◆ **DIRECTIONS FOR THIS TASK**
Your task is to write out only the lines running from the line with "Generate a web" to the line with "const phaseBounds = [0, 58, 372, 1005];", both ends kept, with no images.

◆ **ROWS**
────────────────────────────────────────
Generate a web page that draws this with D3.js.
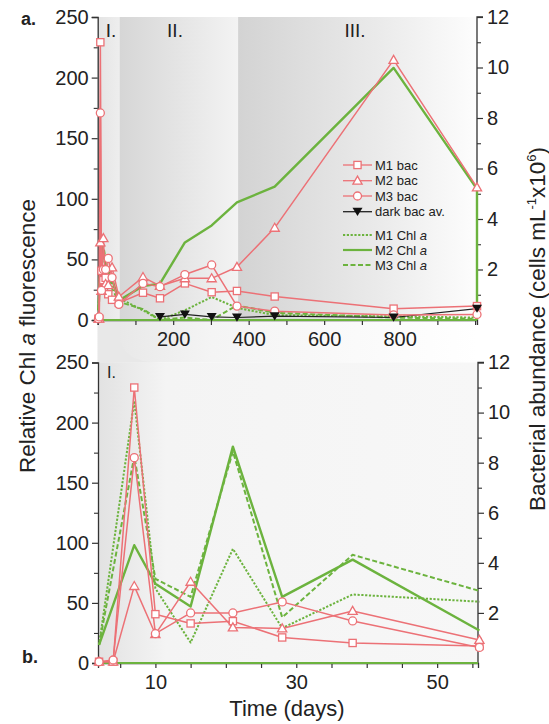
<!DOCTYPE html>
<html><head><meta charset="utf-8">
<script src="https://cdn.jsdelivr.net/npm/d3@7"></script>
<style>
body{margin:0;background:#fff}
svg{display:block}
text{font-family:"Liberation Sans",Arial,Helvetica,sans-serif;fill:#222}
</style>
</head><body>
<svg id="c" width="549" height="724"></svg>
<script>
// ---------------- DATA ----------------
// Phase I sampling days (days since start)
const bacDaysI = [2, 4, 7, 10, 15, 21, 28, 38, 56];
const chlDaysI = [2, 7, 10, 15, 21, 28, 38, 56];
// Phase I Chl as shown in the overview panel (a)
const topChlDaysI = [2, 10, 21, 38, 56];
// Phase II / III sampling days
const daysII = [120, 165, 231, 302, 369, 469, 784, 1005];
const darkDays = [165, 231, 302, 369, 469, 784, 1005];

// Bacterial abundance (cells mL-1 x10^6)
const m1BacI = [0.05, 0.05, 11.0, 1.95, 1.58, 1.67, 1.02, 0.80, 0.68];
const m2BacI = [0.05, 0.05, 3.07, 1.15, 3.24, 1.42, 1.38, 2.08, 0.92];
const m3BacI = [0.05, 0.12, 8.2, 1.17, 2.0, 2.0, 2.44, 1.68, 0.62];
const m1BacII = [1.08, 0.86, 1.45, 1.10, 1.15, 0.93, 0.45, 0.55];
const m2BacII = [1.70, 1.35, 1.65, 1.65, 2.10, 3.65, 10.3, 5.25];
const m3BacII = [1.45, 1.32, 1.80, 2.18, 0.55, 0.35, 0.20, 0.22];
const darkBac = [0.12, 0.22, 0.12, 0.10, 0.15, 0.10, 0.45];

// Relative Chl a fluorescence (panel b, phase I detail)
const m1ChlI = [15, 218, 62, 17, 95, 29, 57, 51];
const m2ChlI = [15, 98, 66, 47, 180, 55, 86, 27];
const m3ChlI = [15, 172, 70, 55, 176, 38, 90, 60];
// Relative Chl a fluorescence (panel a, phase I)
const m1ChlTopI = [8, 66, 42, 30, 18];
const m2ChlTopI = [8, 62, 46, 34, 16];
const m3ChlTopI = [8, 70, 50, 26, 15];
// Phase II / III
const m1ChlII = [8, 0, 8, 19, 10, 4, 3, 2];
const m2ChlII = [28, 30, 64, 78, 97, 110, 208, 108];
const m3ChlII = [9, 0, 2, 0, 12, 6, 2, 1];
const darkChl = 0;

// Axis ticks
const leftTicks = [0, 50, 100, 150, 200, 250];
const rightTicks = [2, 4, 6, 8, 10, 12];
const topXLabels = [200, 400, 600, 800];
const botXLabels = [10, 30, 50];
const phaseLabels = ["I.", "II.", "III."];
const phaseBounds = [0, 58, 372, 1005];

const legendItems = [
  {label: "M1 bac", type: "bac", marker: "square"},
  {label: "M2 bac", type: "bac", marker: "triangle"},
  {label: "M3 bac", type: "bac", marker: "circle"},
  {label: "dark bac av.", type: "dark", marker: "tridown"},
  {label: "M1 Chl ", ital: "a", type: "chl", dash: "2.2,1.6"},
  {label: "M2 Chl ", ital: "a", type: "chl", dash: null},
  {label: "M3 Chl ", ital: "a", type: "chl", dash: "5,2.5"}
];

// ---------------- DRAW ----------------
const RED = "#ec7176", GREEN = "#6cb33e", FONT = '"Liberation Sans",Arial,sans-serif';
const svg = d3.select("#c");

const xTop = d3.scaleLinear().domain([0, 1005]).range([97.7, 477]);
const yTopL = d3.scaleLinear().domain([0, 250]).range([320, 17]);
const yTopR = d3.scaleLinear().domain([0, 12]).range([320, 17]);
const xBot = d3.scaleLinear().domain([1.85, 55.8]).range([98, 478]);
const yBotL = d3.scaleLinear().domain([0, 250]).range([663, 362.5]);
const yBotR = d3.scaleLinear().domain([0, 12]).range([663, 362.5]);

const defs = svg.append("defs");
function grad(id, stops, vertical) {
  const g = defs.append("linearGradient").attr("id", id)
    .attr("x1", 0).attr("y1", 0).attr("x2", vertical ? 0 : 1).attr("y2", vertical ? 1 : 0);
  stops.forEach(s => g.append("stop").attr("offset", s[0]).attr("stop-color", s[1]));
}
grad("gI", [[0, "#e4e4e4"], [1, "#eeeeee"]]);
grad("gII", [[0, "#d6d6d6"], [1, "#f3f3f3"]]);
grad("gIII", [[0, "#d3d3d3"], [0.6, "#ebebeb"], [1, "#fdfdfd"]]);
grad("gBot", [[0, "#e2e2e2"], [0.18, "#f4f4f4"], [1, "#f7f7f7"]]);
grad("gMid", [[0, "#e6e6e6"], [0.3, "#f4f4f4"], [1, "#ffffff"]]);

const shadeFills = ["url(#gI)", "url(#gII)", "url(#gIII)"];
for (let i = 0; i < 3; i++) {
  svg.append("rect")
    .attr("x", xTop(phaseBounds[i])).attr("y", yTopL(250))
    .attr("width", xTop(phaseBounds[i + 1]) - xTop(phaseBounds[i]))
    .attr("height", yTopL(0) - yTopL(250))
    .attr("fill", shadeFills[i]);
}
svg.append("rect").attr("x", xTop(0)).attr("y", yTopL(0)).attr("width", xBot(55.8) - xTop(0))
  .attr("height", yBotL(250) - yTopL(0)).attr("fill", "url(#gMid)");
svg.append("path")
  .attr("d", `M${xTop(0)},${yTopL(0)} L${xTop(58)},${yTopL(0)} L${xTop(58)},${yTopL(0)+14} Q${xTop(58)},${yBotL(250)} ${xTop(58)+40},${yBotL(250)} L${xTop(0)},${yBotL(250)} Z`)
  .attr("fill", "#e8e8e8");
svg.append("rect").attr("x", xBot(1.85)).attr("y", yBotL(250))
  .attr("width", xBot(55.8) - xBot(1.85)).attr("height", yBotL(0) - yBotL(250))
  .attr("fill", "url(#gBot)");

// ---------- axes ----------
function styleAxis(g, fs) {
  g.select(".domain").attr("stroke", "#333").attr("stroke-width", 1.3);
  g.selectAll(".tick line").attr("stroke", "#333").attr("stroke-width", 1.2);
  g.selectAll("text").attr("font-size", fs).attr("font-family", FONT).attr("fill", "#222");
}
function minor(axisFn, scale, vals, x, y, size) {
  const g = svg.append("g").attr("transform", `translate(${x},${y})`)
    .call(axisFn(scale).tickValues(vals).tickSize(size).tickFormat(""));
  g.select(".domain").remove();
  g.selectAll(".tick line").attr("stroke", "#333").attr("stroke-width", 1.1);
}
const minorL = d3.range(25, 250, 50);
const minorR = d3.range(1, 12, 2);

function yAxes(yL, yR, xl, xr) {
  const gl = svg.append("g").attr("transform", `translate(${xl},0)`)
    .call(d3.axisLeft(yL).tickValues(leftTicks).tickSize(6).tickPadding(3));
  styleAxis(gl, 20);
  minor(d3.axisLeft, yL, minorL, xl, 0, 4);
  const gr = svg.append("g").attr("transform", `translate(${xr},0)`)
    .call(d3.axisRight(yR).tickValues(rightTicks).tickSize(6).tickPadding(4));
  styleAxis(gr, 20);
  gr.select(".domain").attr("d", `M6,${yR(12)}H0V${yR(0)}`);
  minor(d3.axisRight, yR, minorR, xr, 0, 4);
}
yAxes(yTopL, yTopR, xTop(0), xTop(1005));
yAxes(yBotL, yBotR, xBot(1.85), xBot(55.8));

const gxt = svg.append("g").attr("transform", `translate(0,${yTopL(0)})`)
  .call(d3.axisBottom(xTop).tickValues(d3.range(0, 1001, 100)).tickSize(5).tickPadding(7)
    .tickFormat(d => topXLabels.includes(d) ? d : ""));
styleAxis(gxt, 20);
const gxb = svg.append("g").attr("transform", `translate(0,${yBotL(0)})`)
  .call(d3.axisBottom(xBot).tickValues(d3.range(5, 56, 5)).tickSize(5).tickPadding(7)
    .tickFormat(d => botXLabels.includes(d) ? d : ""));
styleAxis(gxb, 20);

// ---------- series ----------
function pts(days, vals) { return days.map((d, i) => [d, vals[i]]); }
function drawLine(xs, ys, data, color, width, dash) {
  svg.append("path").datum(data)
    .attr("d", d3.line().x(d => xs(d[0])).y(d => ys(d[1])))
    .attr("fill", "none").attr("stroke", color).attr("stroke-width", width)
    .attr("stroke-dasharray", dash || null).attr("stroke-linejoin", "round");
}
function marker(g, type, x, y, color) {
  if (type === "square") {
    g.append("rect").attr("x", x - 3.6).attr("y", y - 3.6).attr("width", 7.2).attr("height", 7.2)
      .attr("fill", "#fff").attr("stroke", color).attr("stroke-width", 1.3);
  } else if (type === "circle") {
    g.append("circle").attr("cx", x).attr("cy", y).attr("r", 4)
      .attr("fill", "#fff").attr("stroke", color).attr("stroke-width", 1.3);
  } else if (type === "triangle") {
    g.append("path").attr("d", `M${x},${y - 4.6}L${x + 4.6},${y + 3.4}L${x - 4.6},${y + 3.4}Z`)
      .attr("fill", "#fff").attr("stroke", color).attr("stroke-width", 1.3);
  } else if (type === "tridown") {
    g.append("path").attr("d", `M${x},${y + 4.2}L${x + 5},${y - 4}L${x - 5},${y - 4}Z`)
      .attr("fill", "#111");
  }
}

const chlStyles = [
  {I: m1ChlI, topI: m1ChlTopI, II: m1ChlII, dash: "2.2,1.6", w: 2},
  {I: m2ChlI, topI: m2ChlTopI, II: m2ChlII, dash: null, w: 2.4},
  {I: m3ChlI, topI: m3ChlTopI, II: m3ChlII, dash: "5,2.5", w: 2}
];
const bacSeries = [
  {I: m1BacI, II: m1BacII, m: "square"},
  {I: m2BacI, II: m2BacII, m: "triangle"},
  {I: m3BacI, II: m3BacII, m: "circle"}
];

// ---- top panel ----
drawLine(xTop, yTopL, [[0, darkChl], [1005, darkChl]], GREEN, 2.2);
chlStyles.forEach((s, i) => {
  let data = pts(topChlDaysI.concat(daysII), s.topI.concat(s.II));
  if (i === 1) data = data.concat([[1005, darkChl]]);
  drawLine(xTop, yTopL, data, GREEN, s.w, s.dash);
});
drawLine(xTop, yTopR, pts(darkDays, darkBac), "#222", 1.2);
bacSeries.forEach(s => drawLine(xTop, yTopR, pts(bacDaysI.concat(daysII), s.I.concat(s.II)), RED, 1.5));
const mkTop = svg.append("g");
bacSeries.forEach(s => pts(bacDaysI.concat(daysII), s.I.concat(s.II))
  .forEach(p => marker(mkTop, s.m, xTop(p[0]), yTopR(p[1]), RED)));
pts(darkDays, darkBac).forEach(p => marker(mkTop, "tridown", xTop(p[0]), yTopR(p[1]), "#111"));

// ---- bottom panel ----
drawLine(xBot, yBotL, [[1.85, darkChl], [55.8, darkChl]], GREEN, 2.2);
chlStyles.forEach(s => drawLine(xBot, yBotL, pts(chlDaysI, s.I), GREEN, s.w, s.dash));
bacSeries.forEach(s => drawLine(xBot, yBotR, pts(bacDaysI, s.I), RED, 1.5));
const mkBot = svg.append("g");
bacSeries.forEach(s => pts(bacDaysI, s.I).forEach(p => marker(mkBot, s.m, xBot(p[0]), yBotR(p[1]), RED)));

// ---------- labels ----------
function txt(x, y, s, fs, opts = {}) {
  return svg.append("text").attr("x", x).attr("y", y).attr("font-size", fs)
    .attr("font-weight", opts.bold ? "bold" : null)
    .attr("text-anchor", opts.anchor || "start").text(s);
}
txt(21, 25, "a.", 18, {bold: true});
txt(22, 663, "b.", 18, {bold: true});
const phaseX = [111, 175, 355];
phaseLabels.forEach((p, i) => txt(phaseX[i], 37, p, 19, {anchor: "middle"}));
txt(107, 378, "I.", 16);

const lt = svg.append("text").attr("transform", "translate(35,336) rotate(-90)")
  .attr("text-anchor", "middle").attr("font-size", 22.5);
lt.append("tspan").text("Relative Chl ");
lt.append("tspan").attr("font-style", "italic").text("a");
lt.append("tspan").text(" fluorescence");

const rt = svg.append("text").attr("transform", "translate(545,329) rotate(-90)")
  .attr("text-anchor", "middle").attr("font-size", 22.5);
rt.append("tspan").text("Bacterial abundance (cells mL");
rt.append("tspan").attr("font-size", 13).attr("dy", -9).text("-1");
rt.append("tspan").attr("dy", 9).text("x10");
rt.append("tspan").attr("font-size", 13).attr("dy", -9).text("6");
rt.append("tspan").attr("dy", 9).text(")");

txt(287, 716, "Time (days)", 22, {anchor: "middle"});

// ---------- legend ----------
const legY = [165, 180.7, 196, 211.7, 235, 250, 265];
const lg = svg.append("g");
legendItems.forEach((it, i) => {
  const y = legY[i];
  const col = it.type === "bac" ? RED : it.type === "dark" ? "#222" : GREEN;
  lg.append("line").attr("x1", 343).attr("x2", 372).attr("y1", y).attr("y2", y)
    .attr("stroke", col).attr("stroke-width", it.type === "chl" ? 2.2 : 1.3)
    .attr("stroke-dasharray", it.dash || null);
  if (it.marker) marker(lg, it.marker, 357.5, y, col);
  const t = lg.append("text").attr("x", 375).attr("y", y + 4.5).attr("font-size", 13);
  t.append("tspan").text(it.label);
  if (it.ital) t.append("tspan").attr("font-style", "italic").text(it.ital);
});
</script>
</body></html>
────────────────────────────────────────
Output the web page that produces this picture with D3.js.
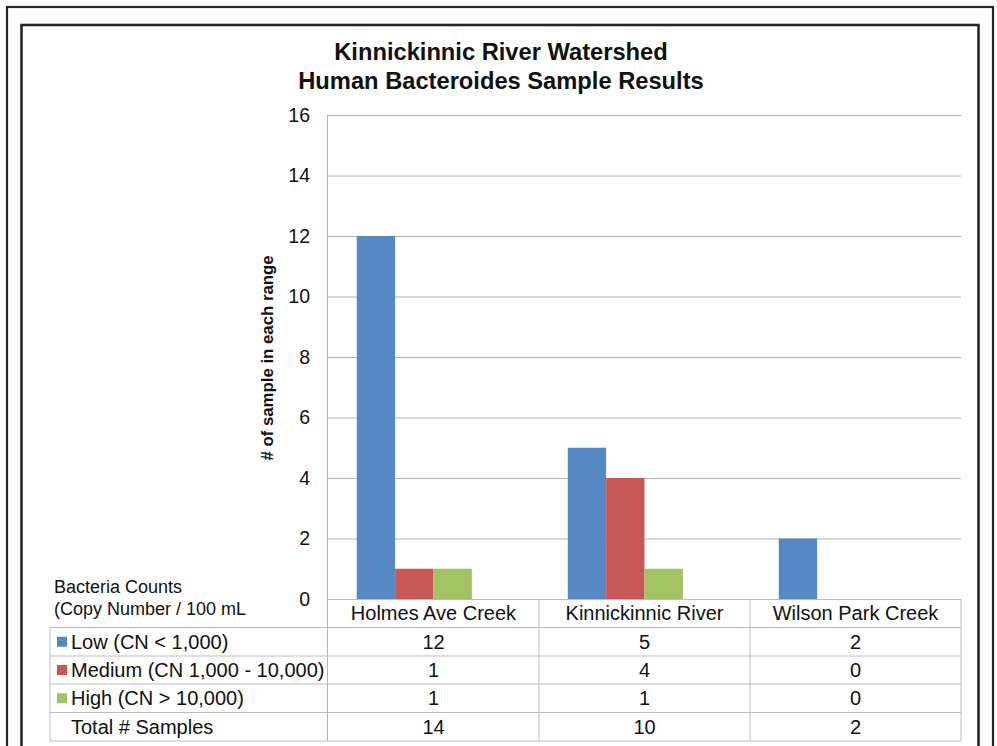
────────────────────────────────────────
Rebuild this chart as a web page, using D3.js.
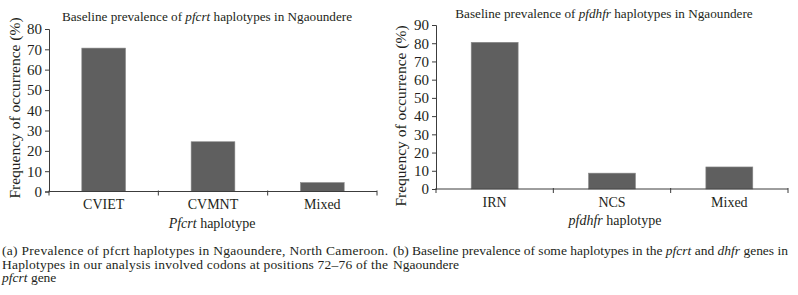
────────────────────────────────────────
◆ **WRITTEN SOLUTION**
Generate a web page that draws this with D3.js.
<!DOCTYPE html>
<html><head><meta charset="utf-8">
<script src="https://cdn.jsdelivr.net/npm/d3@7"></script>
<style>
body{margin:0;background:#fff}
svg{display:block}
text{font-family:"Liberation Sans",Arial,Helvetica,sans-serif;fill:#222}
</style>
</head><body>
<svg id="c" width="549" height="724"></svg>
<script>
// ---------------- DATA ----------------
// Phase I sampling days (days since start)
const bacDaysI = [2, 4, 7, 10, 15, 21, 28, 38, 56];
const chlDaysI = [2, 7, 10, 15, 21, 28, 38, 56];
// Phase I Chl as shown in the overview panel (a)
const topChlDaysI = [2, 10, 21, 38, 56];
// Phase II / III sampling days
const daysII = [120, 165, 231, 302, 369, 469, 784, 1005];
const darkDays = [165, 231, 302, 369, 469, 784, 1005];

// Bacterial abundance (cells mL-1 x10^6)
const m1BacI = [0.05, 0.05, 11.0, 1.95, 1.58, 1.67, 1.02, 0.80, 0.68];
const m2BacI = [0.05, 0.05, 3.07, 1.15, 3.24, 1.42, 1.38, 2.08, 0.92];
const m3BacI = [0.05, 0.12, 8.2, 1.17, 2.0, 2.0, 2.44, 1.68, 0.62];
const m1BacII = [1.08, 0.86, 1.45, 1.10, 1.15, 0.93, 0.45, 0.55];
const m2BacII = [1.70, 1.35, 1.65, 1.65, 2.10, 3.65, 10.3, 5.25];
const m3BacII = [1.45, 1.32, 1.80, 2.18, 0.55, 0.35, 0.20, 0.22];
const darkBac = [0.12, 0.22, 0.12, 0.10, 0.15, 0.10, 0.45];

// Relative Chl a fluorescence (panel b, phase I detail)
const m1ChlI = [15, 218, 62, 17, 95, 29, 57, 51];
const m2ChlI = [15, 98, 66, 47, 180, 55, 86, 27];
const m3ChlI = [15, 172, 70, 55, 176, 38, 90, 60];
// Relative Chl a fluorescence (panel a, phase I)
const m1ChlTopI = [8, 66, 42, 30, 18];
const m2ChlTopI = [8, 62, 46, 34, 16];
const m3ChlTopI = [8, 70, 50, 26, 15];
// Phase II / III
const m1ChlII = [8, 0, 8, 19, 10, 4, 3, 2];
const m2ChlII = [28, 30, 64, 78, 97, 110, 208, 108];
const m3ChlII = [9, 0, 2, 0, 12, 6, 2, 1];
const darkChl = 0;

// Axis ticks
const leftTicks = [0, 50, 100, 150, 200, 250];
const rightTicks = [2, 4, 6, 8, 10, 12];
const topXLabels = [200, 400, 600, 800];
const botXLabels = [10, 30, 50];
const phaseLabels = ["I.", "II.", "III."];
const phaseBounds = [0, 58, 372, 1005];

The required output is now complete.